>> Begin Data shown
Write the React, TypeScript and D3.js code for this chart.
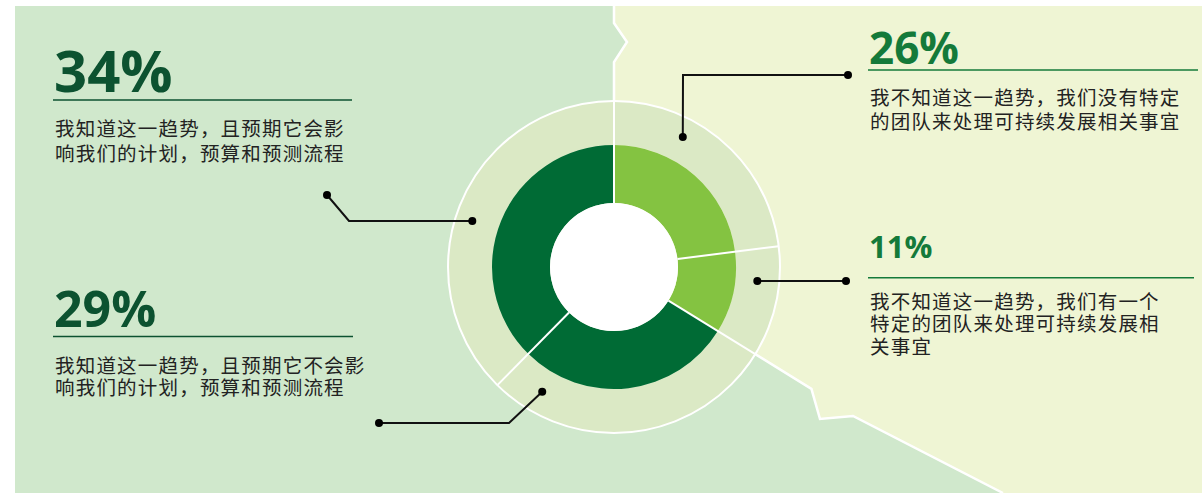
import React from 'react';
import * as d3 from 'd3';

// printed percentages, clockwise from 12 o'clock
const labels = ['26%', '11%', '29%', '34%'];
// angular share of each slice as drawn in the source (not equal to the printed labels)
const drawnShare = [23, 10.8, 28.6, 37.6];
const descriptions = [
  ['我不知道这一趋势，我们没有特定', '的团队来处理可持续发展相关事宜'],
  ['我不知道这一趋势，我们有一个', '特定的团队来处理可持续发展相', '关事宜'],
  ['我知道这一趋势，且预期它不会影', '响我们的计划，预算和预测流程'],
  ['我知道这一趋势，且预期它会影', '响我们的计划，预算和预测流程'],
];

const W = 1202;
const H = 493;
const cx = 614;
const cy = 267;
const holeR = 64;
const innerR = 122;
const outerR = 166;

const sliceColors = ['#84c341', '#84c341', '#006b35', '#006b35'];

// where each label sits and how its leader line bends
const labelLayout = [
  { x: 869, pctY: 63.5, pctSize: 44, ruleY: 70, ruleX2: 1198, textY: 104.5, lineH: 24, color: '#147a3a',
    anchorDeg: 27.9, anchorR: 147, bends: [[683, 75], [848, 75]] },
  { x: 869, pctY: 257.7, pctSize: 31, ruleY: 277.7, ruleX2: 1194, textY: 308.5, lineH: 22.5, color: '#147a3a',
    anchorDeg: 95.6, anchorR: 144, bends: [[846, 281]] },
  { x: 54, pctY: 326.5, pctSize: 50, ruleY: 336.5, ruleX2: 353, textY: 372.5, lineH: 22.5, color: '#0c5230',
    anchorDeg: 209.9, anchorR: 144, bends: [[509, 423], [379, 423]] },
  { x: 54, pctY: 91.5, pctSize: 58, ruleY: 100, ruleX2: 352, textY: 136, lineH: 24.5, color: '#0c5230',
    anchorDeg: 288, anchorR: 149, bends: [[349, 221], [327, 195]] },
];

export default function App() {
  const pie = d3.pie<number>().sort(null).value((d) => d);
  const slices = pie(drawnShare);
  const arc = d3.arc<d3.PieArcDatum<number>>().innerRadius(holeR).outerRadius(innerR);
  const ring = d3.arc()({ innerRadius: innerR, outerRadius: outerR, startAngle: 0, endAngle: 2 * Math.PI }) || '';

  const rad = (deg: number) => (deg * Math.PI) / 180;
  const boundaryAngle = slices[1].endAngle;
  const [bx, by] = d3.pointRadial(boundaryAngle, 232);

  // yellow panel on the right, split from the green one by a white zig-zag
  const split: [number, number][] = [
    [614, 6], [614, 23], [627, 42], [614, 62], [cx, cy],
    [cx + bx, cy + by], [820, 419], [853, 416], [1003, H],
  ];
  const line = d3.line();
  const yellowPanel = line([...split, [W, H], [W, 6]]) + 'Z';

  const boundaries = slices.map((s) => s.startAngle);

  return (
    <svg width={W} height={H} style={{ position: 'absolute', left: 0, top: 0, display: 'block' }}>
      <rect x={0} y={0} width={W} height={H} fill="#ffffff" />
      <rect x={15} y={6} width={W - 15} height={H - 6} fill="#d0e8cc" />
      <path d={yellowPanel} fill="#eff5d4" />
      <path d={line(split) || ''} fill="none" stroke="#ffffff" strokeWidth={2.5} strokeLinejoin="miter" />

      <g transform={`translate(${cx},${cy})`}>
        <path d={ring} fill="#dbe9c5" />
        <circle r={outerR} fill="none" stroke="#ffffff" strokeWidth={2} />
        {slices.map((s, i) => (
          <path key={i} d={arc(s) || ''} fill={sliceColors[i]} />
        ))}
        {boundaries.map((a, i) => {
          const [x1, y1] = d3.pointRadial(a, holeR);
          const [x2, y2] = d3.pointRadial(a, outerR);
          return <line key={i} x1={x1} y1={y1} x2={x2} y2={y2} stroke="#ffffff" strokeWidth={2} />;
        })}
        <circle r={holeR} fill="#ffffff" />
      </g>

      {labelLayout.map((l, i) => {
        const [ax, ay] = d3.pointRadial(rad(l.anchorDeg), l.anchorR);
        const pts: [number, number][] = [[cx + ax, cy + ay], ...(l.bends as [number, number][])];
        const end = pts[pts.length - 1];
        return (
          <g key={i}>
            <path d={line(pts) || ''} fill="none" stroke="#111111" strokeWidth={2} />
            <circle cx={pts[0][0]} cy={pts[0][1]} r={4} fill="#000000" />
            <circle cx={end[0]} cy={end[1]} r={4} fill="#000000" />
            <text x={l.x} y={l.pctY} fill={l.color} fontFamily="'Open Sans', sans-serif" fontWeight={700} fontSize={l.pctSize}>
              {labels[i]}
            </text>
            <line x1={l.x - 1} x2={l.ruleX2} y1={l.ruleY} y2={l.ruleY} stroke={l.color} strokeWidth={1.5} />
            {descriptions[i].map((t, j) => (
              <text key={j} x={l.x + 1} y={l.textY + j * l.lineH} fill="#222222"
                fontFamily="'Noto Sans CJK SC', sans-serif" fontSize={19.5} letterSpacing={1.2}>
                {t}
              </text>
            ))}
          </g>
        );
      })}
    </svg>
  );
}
>> End Data shown
Short exercise:
Set the lines above down again, word for word, from the first through the one containing "import * as d3 from 'd3';"; pictures excluded.

Final result:
Write the React, TypeScript and D3.js code for this chart.
import React from 'react';
import * as d3 from 'd3';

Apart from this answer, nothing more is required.